The International Air Transport Association (IATA) reported global traffic results for August showing demand for air transport continuing to flatten-out, but with significant regional variations. Freight volumes shrank as business and consumer confidence continued to slip.
Demand for air travel expanded by 5.1% in August compared to the same month in 2011. This partly reflects a positive distortion owing to the timing of Ramadan. Adjustment for such seasonal fluctuations reveals that passenger demand has been basically flat since June and with only a 1.2% expansion since January. Carriers continued to moderate capacity expansion, limiting it to 4.1% growth, taking load factors to 82.1%.
August air freight volumes fell 0.8% compared to the previous year. The minor recovery seen at the start of the year has faded quickly and the stability seen in freight markets during 2012 could be under threat owing to continued economic weakness. Middle East, African and North American carriers bucked the trend and remained in positive growth territory (11.3%, 10.2% and 2.0%, respectively). All other regions saw freight volumes decline, the most significant being for Asia-Pacific carriers at 5.5%.
“Passenger markets have not grown since June and global air freight volumes are below previous year levels. In the face of these adverse conditions, disciplined capacity management has kept load factors high. There are always opportunities and some parts of the world are growing. But, overall, trading conditions are tough,” said Tony Tyler, IATA’s Director General and CEO.
|Aug 2012 vs. Aug 2011||RPK Growth||ASK Growth||PLF||FTK Growth||AFTK Growth|
|YTD 2012 vs. YTD 2011||RPK Growth||ASK Growth||PLF||FTK Growth||AFTK Growth|
International Passenger Markets
The growth trend for international traffic remains weak, with overall expansion of 5.3% heavily dependent on seasonal factors. Compared to July, August growth was flat, and load factors were down. Asia-Pacific carriers appear particularly affected, as airlines face strong competition and shifting trade flows.

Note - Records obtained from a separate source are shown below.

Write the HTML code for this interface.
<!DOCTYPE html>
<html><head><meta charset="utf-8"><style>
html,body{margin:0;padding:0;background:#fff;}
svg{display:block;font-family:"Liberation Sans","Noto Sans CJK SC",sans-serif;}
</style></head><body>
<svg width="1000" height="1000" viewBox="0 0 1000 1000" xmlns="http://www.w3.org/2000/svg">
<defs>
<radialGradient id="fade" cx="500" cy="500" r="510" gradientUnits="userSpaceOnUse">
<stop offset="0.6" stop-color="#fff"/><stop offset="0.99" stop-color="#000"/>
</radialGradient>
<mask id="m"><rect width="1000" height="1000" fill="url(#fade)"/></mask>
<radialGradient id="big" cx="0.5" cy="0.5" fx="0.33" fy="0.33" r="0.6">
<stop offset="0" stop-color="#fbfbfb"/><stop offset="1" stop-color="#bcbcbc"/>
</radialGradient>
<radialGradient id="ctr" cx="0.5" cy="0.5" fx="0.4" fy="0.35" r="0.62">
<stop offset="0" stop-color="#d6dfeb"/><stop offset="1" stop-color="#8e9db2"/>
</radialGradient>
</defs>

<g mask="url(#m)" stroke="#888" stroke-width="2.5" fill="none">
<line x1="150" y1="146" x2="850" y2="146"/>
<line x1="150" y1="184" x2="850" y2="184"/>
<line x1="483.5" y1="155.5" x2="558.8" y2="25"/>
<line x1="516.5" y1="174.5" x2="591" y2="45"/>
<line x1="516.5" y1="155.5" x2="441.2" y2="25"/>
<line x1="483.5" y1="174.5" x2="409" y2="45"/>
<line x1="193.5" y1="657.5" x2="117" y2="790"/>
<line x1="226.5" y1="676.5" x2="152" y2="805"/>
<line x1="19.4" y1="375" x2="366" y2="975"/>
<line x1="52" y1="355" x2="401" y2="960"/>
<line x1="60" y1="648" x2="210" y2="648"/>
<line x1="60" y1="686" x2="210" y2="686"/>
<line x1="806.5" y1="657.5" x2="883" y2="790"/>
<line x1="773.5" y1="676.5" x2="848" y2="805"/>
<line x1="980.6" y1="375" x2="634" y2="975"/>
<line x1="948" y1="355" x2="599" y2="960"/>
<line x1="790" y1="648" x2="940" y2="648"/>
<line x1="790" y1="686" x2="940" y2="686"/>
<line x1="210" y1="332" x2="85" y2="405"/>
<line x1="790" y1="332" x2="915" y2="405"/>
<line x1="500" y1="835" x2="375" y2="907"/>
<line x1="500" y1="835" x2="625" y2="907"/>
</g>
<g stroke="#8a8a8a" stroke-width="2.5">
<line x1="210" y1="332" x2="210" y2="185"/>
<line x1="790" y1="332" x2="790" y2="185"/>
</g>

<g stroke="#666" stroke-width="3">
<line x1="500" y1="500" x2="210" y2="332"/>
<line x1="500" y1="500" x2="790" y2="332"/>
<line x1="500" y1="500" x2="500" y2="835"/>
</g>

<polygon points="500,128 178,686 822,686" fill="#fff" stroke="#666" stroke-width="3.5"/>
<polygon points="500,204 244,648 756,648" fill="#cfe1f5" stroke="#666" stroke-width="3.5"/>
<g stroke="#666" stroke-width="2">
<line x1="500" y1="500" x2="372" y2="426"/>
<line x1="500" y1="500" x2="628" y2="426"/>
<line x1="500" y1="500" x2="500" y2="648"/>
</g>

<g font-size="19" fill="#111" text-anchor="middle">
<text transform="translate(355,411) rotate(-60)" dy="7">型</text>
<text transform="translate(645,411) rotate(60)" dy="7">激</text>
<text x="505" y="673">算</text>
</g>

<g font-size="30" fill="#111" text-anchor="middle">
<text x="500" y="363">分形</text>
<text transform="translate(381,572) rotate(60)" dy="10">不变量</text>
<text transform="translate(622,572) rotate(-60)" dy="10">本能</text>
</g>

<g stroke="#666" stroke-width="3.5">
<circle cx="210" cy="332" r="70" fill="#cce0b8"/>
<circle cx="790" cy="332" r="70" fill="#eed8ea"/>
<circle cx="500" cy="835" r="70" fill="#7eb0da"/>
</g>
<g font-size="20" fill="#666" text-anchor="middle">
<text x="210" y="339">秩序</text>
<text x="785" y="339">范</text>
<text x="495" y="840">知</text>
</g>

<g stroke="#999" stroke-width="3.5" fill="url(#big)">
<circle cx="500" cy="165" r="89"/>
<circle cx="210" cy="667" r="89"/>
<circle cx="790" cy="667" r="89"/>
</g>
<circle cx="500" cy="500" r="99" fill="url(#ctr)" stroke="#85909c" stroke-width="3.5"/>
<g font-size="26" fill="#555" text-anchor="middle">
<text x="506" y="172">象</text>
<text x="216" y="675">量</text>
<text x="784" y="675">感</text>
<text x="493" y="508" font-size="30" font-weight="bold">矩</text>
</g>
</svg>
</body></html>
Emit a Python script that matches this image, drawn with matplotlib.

Domestic Passenger Markets
Overall, domestic traffic grew by 4.8%, slightly ahead of a 4.2% rise in capacity. The domestic load factor stood at 82.3%. All markets, except India and Japan, showed growth compared to the previous August. Chinese domestic travel was the best performer.
Freight (International and Domestic)
Compared to August 2011, freight demand fell by 0.8%, behind a capacity expansion of 0.4%, and declines in business confidence signal potential further weakness in the months to come. The strongest performers for air freight were carriers from the Middle East, Africa and (to a lesser extent) North America. Freight demand for Asia-Pacific, European, and Latin American airlines contracted compared to last August.
The Bottom Line
At a global level, airline industry fortunes track developments in the global economy. “Sluggish growth in the US, the continuing sovereign debt crisis in Europe and concerns over the slowdown in the Chinese economy are taking their toll on both business and consumer confidence. Airlines have responded with, among other things, careful capacity management. While global passenger traffic was up 5.1% on the previous August, capacity increases trailed with a 4.1% expansion. Along with this, conserving cash and controlling costs are the focus of most airlines as they await more favorable economic conditions,” said Tyler.
IATA currently forecasts a collective $3.0 billion profit for airlines in 2012 for a 0.5% net margin. On 1 October IATA will release a revised industry outlook.